* START DATA FOR THIS TASK *

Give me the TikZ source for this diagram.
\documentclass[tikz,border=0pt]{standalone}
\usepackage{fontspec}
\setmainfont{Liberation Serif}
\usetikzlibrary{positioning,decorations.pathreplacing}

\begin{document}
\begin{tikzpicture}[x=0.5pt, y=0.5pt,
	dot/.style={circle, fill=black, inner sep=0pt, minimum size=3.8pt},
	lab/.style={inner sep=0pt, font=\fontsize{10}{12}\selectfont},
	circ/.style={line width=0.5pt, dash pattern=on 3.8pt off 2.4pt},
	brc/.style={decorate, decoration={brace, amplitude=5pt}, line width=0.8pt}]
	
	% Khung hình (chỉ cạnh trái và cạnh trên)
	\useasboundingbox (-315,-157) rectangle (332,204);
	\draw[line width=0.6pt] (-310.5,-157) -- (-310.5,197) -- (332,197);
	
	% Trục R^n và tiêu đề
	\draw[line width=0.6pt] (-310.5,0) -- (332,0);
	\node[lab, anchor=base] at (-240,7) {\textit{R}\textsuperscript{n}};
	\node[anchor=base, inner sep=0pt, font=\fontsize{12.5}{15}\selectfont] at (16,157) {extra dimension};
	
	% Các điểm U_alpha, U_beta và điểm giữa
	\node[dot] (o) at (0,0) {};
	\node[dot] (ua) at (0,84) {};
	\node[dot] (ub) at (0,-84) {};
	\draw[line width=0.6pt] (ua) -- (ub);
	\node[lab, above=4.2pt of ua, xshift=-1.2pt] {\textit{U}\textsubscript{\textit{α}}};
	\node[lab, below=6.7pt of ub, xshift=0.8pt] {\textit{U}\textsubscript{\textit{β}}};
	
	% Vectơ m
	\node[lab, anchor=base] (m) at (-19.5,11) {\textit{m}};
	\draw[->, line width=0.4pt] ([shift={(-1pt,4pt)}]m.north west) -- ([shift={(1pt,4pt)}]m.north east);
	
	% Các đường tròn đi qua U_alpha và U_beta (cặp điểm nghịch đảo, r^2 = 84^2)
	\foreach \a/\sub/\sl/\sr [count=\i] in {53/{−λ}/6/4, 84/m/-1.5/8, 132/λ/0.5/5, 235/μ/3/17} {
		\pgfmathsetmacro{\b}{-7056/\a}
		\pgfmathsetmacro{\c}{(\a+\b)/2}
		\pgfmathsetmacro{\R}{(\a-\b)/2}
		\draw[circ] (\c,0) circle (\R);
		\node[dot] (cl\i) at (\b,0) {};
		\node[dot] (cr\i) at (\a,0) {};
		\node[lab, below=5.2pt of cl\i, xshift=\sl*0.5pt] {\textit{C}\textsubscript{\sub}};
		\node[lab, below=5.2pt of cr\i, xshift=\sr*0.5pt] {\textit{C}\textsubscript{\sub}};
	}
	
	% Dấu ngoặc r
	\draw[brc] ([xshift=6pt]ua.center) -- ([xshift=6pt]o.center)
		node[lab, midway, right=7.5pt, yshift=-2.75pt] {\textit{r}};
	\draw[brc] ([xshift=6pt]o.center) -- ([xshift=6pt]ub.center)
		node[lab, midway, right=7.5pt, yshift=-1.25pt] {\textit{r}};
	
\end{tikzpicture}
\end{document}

* END DATA FOR THIS TASK *
* START DATA FOR THIS TASK *

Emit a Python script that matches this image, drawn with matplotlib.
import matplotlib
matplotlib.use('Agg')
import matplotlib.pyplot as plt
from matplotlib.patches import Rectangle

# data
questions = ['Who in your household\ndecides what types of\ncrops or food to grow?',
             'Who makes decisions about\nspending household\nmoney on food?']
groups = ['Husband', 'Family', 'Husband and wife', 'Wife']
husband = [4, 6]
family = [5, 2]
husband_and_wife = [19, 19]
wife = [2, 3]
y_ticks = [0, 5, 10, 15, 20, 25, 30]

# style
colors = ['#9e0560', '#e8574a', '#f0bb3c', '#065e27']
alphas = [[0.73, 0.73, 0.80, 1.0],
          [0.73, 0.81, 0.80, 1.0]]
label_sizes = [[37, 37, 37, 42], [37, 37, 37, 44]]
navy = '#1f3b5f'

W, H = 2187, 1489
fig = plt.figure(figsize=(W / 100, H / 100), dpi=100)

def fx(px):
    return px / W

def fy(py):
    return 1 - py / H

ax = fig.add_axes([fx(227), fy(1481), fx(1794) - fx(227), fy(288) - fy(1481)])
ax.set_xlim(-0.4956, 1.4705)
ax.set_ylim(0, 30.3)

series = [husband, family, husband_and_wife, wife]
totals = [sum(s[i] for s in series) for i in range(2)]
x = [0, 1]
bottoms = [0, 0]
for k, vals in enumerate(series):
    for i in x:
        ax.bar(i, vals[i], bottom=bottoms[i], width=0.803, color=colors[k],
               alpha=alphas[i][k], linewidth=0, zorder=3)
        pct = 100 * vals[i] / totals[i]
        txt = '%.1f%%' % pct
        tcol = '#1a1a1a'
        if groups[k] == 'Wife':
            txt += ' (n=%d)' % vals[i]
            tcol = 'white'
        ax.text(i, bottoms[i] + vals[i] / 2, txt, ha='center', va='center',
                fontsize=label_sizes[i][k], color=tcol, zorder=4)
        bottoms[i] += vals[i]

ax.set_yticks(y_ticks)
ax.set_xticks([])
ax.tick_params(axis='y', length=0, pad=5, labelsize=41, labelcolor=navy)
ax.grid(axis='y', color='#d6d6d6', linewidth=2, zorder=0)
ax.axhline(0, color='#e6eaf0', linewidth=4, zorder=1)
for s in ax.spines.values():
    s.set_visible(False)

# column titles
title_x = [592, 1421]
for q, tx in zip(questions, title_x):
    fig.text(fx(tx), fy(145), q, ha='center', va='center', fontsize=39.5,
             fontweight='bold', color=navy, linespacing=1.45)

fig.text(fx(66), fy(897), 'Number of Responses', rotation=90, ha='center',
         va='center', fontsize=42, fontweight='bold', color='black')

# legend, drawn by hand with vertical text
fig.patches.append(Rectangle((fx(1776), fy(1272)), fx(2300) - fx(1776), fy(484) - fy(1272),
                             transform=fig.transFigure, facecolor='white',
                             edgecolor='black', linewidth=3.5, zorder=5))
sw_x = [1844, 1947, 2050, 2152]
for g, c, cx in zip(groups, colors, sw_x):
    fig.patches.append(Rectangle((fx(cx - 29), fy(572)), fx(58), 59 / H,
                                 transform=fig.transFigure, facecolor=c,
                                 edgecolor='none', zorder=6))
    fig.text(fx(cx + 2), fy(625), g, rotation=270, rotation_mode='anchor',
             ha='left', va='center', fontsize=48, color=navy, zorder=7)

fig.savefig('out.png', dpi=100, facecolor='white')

* END DATA FOR THIS TASK *

DIRECTIONS FOR THIS TASK
In the listing above, find the line with "Give me the TikZ source for this diagram." and the line with "of ub, xshift=0.8pt]", then print exactly those lines and every line between them.

ANSWER IN FULL
Give me the TikZ source for this diagram.
\documentclass[tikz,border=0pt]{standalone}
\usepackage{fontspec}
\setmainfont{Liberation Serif}
\usetikzlibrary{positioning,decorations.pathreplacing}

\begin{document}
\begin{tikzpicture}[x=0.5pt, y=0.5pt,
	dot/.style={circle, fill=black, inner sep=0pt, minimum size=3.8pt},
	lab/.style={inner sep=0pt, font=\fontsize{10}{12}\selectfont},
	circ/.style={line width=0.5pt, dash pattern=on 3.8pt off 2.4pt},
	brc/.style={decorate, decoration={brace, amplitude=5pt}, line width=0.8pt}]
	
	% Khung hình (chỉ cạnh trái và cạnh trên)
	\useasboundingbox (-315,-157) rectangle (332,204);
	\draw[line width=0.6pt] (-310.5,-157) -- (-310.5,197) -- (332,197);
	
	% Trục R^n và tiêu đề
	\draw[line width=0.6pt] (-310.5,0) -- (332,0);
	\node[lab, anchor=base] at (-240,7) {\textit{R}\textsuperscript{n}};
	\node[anchor=base, inner sep=0pt, font=\fontsize{12.5}{15}\selectfont] at (16,157) {extra dimension};
	
	% Các điểm U_alpha, U_beta và điểm giữa
	\node[dot] (o) at (0,0) {};
	\node[dot] (ua) at (0,84) {};
	\node[dot] (ub) at (0,-84) {};
	\draw[line width=0.6pt] (ua) -- (ub);
	\node[lab, above=4.2pt of ua, xshift=-1.2pt] {\textit{U}\textsubscript{\textit{α}}};
	\node[lab, below=6.7pt of ub, xshift=0.8pt] {\textit{U}\textsubscript{\textit{β}}};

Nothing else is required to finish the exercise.